I am using the following macro, where I am accessing a RDataFrame to generate histograms of final_posX and final_posY column names by different methods. When I draw using df.Histo1D, THnSparse::Draw or THnSparse::Projection(0,1)->Draw() I get different results.
C-macro
Int_t test( std::string fname )
{
TRestDataSet dS;
dS.Import(fname);
dS.PrintMetadata();
auto myHist1 = dS.GetDataFrame().Histo2D({"histName", "histTitle", 80u, -20, 20, 80u, -20., 20.}, "final_posX", "final_posY");
TCanvas cv;
myHist1->Draw();
cv.Print("test.png");
Int_t* bins = new Int_t[3];
Double_t* xmin = new Double_t[3];
Double_t* xmax = new Double_t[3];
for (size_t n = 0; n < 2; n++) {
bins[n] = 80;
xmin[n] = -20;
xmax[n] = 20;
}
bins[2] = 100;
xmin[2] = 0;
xmax[2] = 10;
THnSparseD* sparse = new THnSparseD("sparse", "sparse", 3, bins, xmin, xmax);
std::vector<std::vector<double> > data;
auto parValues1 = dS.GetDataFrame().Take<double>("final_posX");
data.push_back(*parValues1);
auto parValues2 = dS.GetDataFrame().Take<double>("final_posY");
data.push_back(*parValues2);
auto parValues3 = dS.GetDataFrame().Take<double>("final_energy");
data.push_back(*parValues3);
Double_t* values = new Double_t[3];
if (!data.empty())
for (size_t m = 0; m < data[0].size(); m++)
{
for (size_t v = 0; v < 3; v++) {
values[v] = data[v][m];
}
sparse->Fill(values);
}
delete[] values;
sparse->Draw();
cv.Print("sparse.png");
TH2D *h2 = sparse->Projection(0,1);
h2->Draw();
cv.Print("h2.png");
return 0;
}
Another question I got about THnSparse. If in the previous script I call sparse->GetNbins() I get the value: 649727, while in a traditional histogram I would get: 80x80x100=640000.

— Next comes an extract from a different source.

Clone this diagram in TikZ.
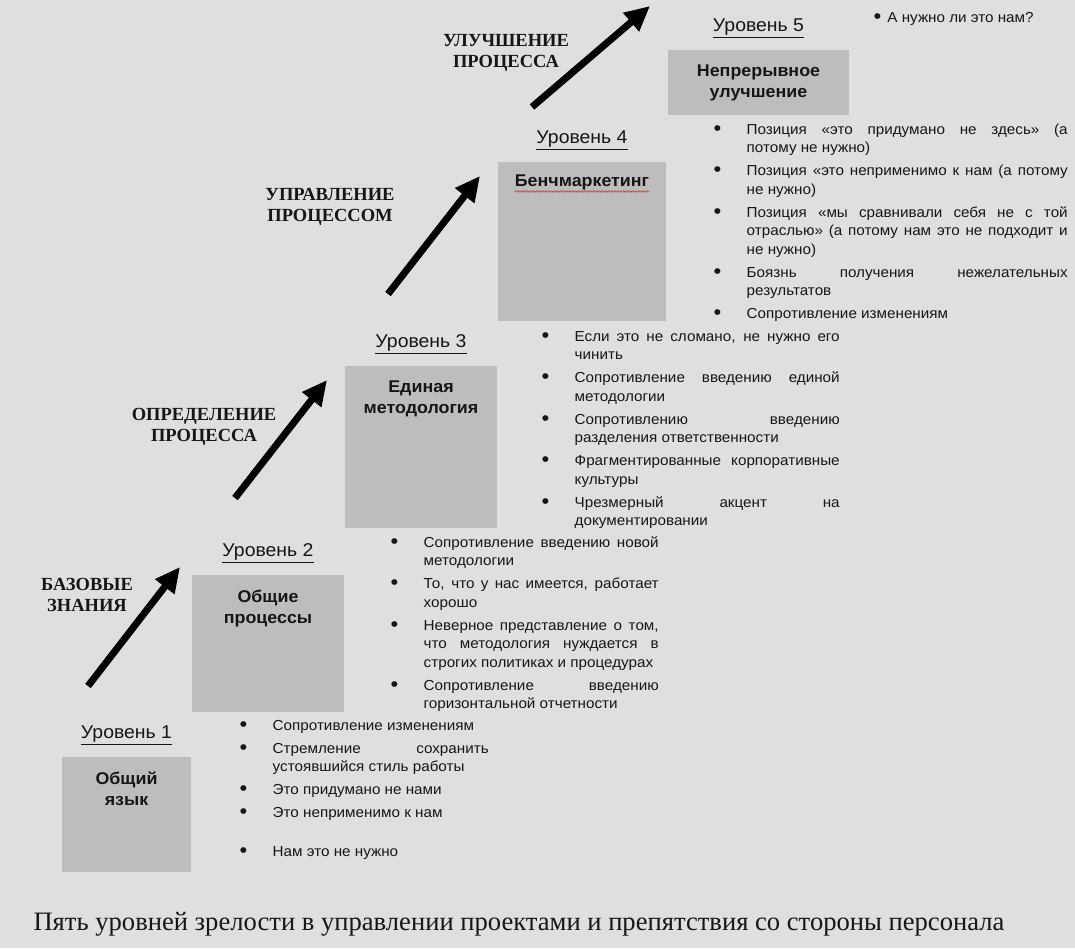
\documentclass[tikz,border=0pt]{standalone}
\usepackage{fontspec}
\setmainfont{Liberation Serif}
\setsansfont{Liberation Sans}[FakeStretch=1.05]
\usetikzlibrary{arrows.meta,positioning,decorations.pathmorphing}

\definecolor{paper}{RGB}{223,223,223}
\definecolor{boxgray}{RGB}{189,189,189}
\definecolor{ink}{RGB}{22,22,22}
\definecolor{spell}{RGB}{205,45,45}

\newlength\bulw
\setlength\bulw{33pt}
\newlength\bulgap
\setlength\bulgap{4.5pt}
\newcommand{\bigdot}{\raisebox{-1.2pt}{\scalebox{1.45}{\textbullet}}}
\newcommand{\bulfirst}{\hangindent=\bulw\hangafter=1\noindent\makebox[\bulw][l]{\bigdot}}
\newcommand{\bul}{\par\addvspace{\bulgap}\bulfirst}

\begin{document}
\begin{tikzpicture}[x=1pt,y=-1pt,
                    climb/.style={line width=7pt,-{Triangle[length=25pt,width=23pt]}},
                    lvlbox/.style={fill=boxgray,inner sep=0pt}]
  \tikzstyle{every node}=[text=ink]
  \tikzstyle{boxtitle}=[font=\sffamily\bfseries\fontsize{17}{21}\selectfont,align=center,inner sep=0pt]
  \tikzstyle{lvl}=[font=\sffamily\fontsize{18.5}{22}\selectfont,inner sep=0pt]
  \tikzstyle{stage}=[font=\rmfamily\bfseries\fontsize{18.5}{20.5}\selectfont,align=center,inner sep=0pt]
  \tikzstyle{obst}=[font=\sffamily\fontsize{14.5}{18.5}\selectfont,inner sep=0pt,anchor=base west,align=justify]

  \fill[paper] (0,0) rectangle (1075,948);
  \useasboundingbox (0,0) rectangle (1075,948);

  % the five levels
  \node[lvlbox,minimum width=129pt,minimum height=115pt] (b1) at (126.5,814.5) {};
  \node[lvlbox,minimum width=152pt,minimum height=137pt] (b2) at (268,643.5) {};
  \node[lvlbox,minimum width=152pt,minimum height=162pt] (b3) at (421,447) {};
  \node[lvlbox,minimum width=168pt,minimum height=159pt] (b4) at (582,241.5) {};
  \node[lvlbox,minimum width=181pt,minimum height=65pt]  (b5) at (758.5,82.5) {};

  \node[boxtitle,below=15pt of b1.north] (t1) {Общий\\язык};
  \node[boxtitle,below=15pt of b2.north] (t2) {Общие\\процессы};
  \node[boxtitle,below=15pt of b3.north] (t3) {Единая\\методология};
  \node[boxtitle,below=13pt of b4.north] (t4) {Бенчмаркетинг};
  \node[boxtitle,below=15pt of b5.north] (t5) {Непрерывное\\улучшение};
  \draw[spell,line width=0.6pt,decorate,decoration={snake,amplitude=0.8pt,segment length=3pt}]
    ([yshift=-1pt]t4.south west) -- ([yshift=-1pt]t4.south east);

  \node[lvl,above=12pt of b1] (l1) {\underline{Уровень 1}};
  \node[lvl,above=12pt of b2] (l2) {\underline{Уровень 2}};
  \node[lvl,above=12pt of b3] (l3) {\underline{Уровень 3}};
  \node[lvl,above=12pt of b4] (l4) {\underline{Уровень 4}};
  \node[lvl,above=12pt of b5] (l5) {\underline{Уровень 5}};

  % steps between levels
  \node[stage] (s1) at (87,595)  {БАЗОВЫЕ\\ЗНАНИЯ};
  \node[stage] (s2) at (204,427) {ОПРЕДЕЛЕНИЕ\\ПРОЦЕССА};
  \node[stage] (s3) at (330,207) {УПРАВЛЕНИЕ\\ПРОЦЕССОМ};
  \node[stage] (s4) at (506,53)  {УЛУЧШЕНИЕ\\ПРОЦЕССА};

  \coordinate (a1) at (88,686);  \coordinate (h1) at (180,567);
  \coordinate (a2) at (235,498); \coordinate (h2) at (327,380);
  \coordinate (a3) at (388,294); \coordinate (h3) at (480,176);
  \coordinate (a4) at (532,107); \coordinate (h4) at (650,6);
  \draw[climb] (a1) -- (h1);
  \draw[climb] (a2) -- (h2);
  \draw[climb] (a3) -- (h3);
  \draw[climb] (a4) -- (h4);

  % obstacles from the staff
  \node[obst,text width=249pt] (o1) at (239.5,730) {%
    \bulfirst Сопротивление изменениям
    \bul Стремление сохранить\linebreak устоявшийся стиль работы
    \bul Это придумано не нами
    \bul Это неприменимо к нам
    \par\vspace{16pt}
    \bul Нам это не нужно\par};
  \node[obst,text width=268pt] (o2) at (390.5,547) {%
    \bulfirst Сопротивление введению новой\linebreak методологии
    \bul То, что у нас имеется, работает\linebreak хорошо
    \bul Неверное представление о том,\linebreak что методология нуждается в\linebreak строгих политиках и процедурах
    \bul Сопротивление введению\linebreak горизонтальной отчетности\par};
  \node[obst,text width=298pt] (o3) at (541.5,341) {%
    \bulfirst Если это не сломано, не нужно его\linebreak чинить
    \bul Сопротивление введению единой\linebreak методологии
    \bul Сопротивлению введению\linebreak разделения ответственности
    \bul Фрагментированные корпоративные\linebreak культуры
    \bul Чрезмерный акцент на\linebreak документировании\par};
  \node[obst,text width=354pt] (o4) at (713.5,134) {%
    \bulfirst Позиция «это придумано не здесь» (а\linebreak потому не нужно)
    \bul Позиция «это неприменимо к нам (а потому\linebreak не нужно)
    \bul Позиция «мы сравнивали себя не с той\linebreak отраслью» (а потому нам это не подходит и\linebreak не нужно)
    \bul Боязнь получения нежелательных\linebreak результатов
    \bul Сопротивление изменениям\par};
  \node[obst,align=left,font=\sffamily\fontsize{14.5}{17}\selectfont] (o5) at (873.5,22)
    {\bigdot\hspace{6pt}А нужно ли это нам?};

  \node[font=\rmfamily\fontsize{26.6}{30}\selectfont,anchor=base] (cap) at (519,930)
    {Пять уровней зрелости в управлении проектами и препятствия со стороны персонала};
\end{tikzpicture}
\end{document}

I thought THnSparse only reserves memory for those bins that got any content different from zero. So, why the number of bins returned is higher?

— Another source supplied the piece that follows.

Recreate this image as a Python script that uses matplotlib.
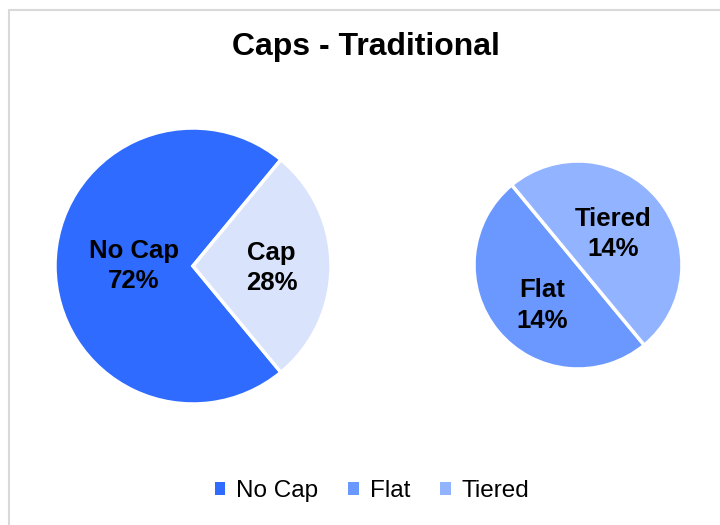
"""Pie-of-pie chart: traditional caps split."""

import numpy as np
import matplotlib
matplotlib.use("Agg")
import matplotlib.pyplot as plt
from matplotlib.patches import Patch

plt.rcParams["font.family"] = ["Liberation Sans", "DejaVu Sans"]

# data
main_labels = ["No Cap", "Cap"]
main_values = [72, 28]
main_colors = ["#2f6bff", "#dae3fc"]

sub_labels = ["Flat", "Tiered"]
sub_values = [14, 14]
sub_colors = ["#6a98ff", "#92b3ff"]

legend_labels = ["No Cap", "Flat", "Tiered"]
legend_colors = [main_colors[0], sub_colors[0], sub_colors[1]]

W, H = 720, 525
fig = plt.figure(figsize=(W / 100, H / 100), dpi=100)
ax = fig.add_axes([0, 0, 1, 1])


def py(y):
    # pixel row (top-down) to data y (bottom-up)
    return H - y


# main pie: "Cap" slice centred on the right
cap_frac = main_values[1] / sum(main_values)
start_main = cap_frac * 180
c1, r1 = (193, py(266)), 138
ax.pie(main_values, colors=main_colors, startangle=start_main,
       center=c1, radius=r1, counterclock=True,
       wedgeprops=dict(edgecolor="white", linewidth=2.5))

# secondary pie
start_sub = 180 - cap_frac * 180
c2, r2 = (578, py(265)), 104
ax.pie(sub_values, colors=sub_colors, startangle=start_sub,
       center=c2, radius=r2, counterclock=True,
       wedgeprops=dict(edgecolor="white", linewidth=2.5))


def put_labels(labels, values, pct_of, start, center, radius, dists, nudge):
    total = sum(values)
    ang = start
    for lab, v, d, dx in zip(labels, values, dists, nudge):
        span = 360 * v / total
        mid = np.deg2rad(ang + span / 2)
        x = center[0] + d * radius * np.cos(mid) + dx[0]
        y = center[1] + d * radius * np.sin(mid) + dx[1]
        ax.text(x, y, f"{lab}\n{round(100 * v / pct_of)}%", ha="center",
                va="center", fontsize=18.5, fontweight="bold",
                linespacing=1.35, color="black")
        ang += span


put_labels(main_labels, main_values, sum(main_values), start_main, c1, r1,
           [0.43, 0.57], [(0, 0), (0, -2)])
put_labels(sub_labels, sub_values, sum(main_values), start_sub, c2, r2,
           [0.52, 0.47], [(6, -6), (-3, 0)])

ax.set_xlim(0, W)
ax.set_ylim(0, H)
ax.set_aspect("auto")
ax.axis("off")

# chart border (cropped on right/bottom)
ax.plot([8, W], [py(9.5), py(9.5)], color="#d9d9d9", lw=1.5,
        solid_capstyle="butt")
ax.plot([8.5, 8.5], [0, py(9.5)], color="#d9d9d9", lw=1.5,
        solid_capstyle="butt")

ax.text(366, py(47), "Caps - Traditional", ha="center", va="center",
        fontsize=23, fontweight="bold")

handles = [Patch(facecolor=c, edgecolor="none") for c in legend_colors]
fig.legend(handles, legend_labels, loc="center",
           bbox_to_anchor=(372 / W, 1 - 491 / H),
           ncol=3, frameon=False, fontsize=17.5, handlelength=0.42,
           handleheight=0.42, handletextpad=0.45, columnspacing=1.25)

fig.savefig("out.png", dpi=100, facecolor="white")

EDIT: Although if I increase the binning to 800x800x1000, I get 38,205,432 which is lower than traditional 640,000,000
When I look to the recovered the bin contents (which were generated the same way for THnD and THnSparse, I just change the object type) I see that the results are not similar. (**)

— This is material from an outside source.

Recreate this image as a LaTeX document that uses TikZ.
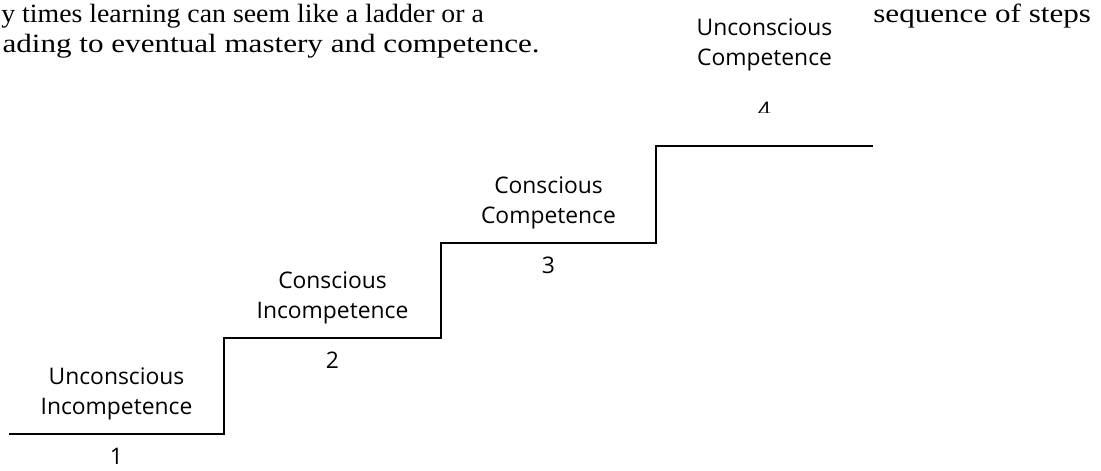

Once the histograms have been filled I use the following code to generate the files:
Int_t* idx = new Int_t[3];
FILE *f = fopen("sparseD.txt", "wt" );
for( int n = 0; n < sparse->GetNbins(); n++ )
{
Double_t v = sparse->GetBinContent(n, idx);
if( idx[0] == 0 || idx[1] == 0 || idx[2] == 0 )
continue;
if( idx[0] == sparse->GetAxis(0)->GetNbins()+1 || idx[1] == sparse->GetAxis(1)->GetNbins()+1 || idx[2] == sparse->GetAxis(2)->GetNbins()+1 )
continue;
for( size_t i = 0; i < 3; i++ )
values[i] = xmin[i] + (xmax[i]-xmin[i])*((double)idx[i]-0.5)/bins[i];
fprintf( f, "%lf\t%lf\t%lf\t%lf\n", values[0], values[1], values[2], v );
}
fclose(f);
I use the following to get the bin center: values[i] = xmin[i] + (xmax[i]-xmin[i])*((double)idx[i]-0.5)/bins[i]; since I see no GetBinCenter method as in TH1 based classes.
(**) For example, I get -19.750000 -19.750000 4.050000 5.000000 for sparse type, and -19.750000 -19.750000 4.050000 0.000000 for THnD type.
Ok, if I create the histogram using the technique indicated by @mczurylo at the following post I see no problem in the projection.
So the problem seems to be related to retrieving the column data using Take. This post should be probably closed since the origin of the problem is more connected to the mentioned post.